Content organization

I had about 125 content files directly under content\blog\ neatly ordered YYYY-MM-DD due to filename and it got old really quick. It was annoying when I was trying to look for something or add a new post. I can’t imagine maintaining a huge site with a lot of files this way - doable but not my style. I broke down the blog directory into sub-directories based on the year the post was published. The content is now easier to handle.

When the content is moved to different directories, the URLs of the content files change based on where the content file is located. To avoid the URL change, I defined where the content should be shown using the slug variable in the front matter.

After the reorganization, all I had to do was search and replace all occurrences of slug = " with slug = "../. This worked as I wanted the URL to remain the same as before and wanted to remove the additional /YYYY/ due to the re-org. This can be achieved using the url variable as well.

Note that I had to do this because I don’t use the permalinks variable in the Hugo config.

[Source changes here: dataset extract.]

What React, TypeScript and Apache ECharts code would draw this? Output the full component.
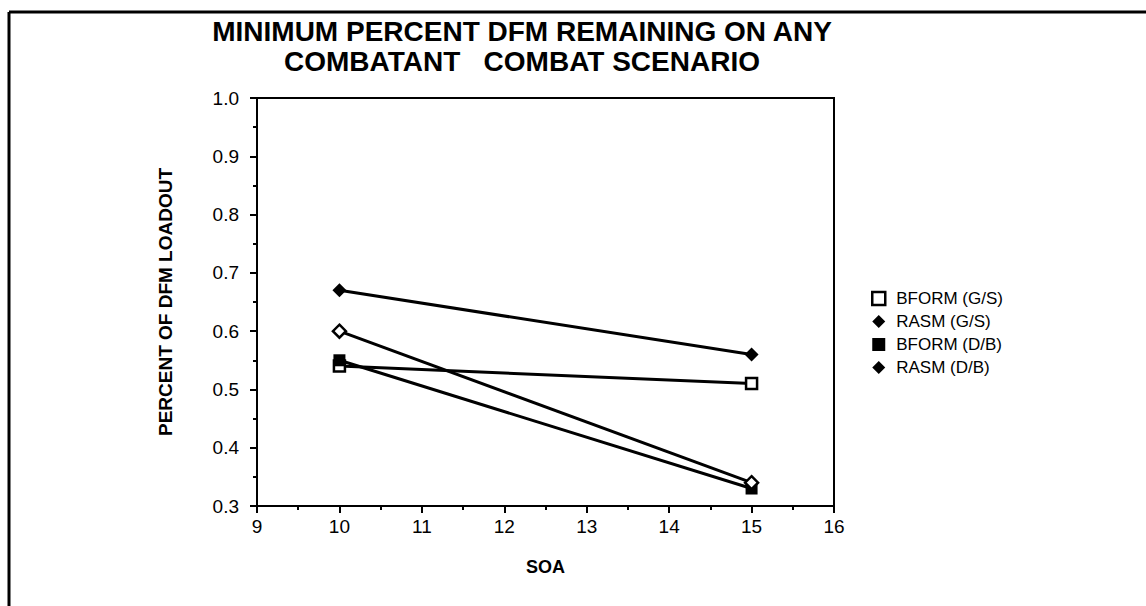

My content files are named YYYY-MM-DD-<file/title name> from WordPress extraction and I already had some posts whose URL didn’t match the filename so I was already using slugs to keep URLs clean.

I did break down the media directory similar to content files but they are ordered just by numerals. This was a breeze thanks to pattern matching and back-referencing in regex find and replace.

De-duplicating the static-content

In my site repo, I had the media (images, video, audio etc.) in two places. One under static/media and the other under the published directory docs/media. The total size of media in my case is around 1MB which is just fine but this could be a problem if the size of the media directory is huge as the size would be doubled.

To de-duplicate the media on the Hugo site repository, I came up with the following strategy.

  1. Place the media directory in the Hugo recommended static directory.
  2. Create a .gitignore file to ignore static/media/ directory so that this never gets added to the repo.
  3. Build Hugo site. The media directory gets copied from static directory to the publish directory docs

This approach came with caveats - if I was cloning the repository, I would have only one copy in the docs directory which meant the hugo server command would not render any media. Worse yet, my build step that cleared the publish directory used to remove the only copy of the media. Even if I fixed the build step and I would have to copy the media directory to the static directory right after a clone.

I came up with another approach described below and this is my current preferred approach.

  1. Place the static contents in the Hugo’s publish directory docs
  2. Use the mounts module to mount the directory. This goes in the config file.
[module]
  [[module.mounts]]
    source = "docs"
    target = "static"
  1. Update the clean up step in the build to retain the static content in the publish directory $ find docs -mindepth 1 -maxdepth 1 ! \( -name css -o -name js -o -name media -o -name CNAME \) -exec rm -rf {} \;

Earlier version of this approach used symlinks instead of the mounts module. It worked well even though Hugo threw Symbolic links for directories not supported error; Hugo used to ignore/skip the symlinks while building the site which is what I wanted as the media was already in the publish directory. Some Hugo version after 0.62.2 broke the symlink setup with Error: Error copying static files: symlinks not allowed in this filesystem error. See issue #74

All these customizations are visible on the GitHub repository of this site.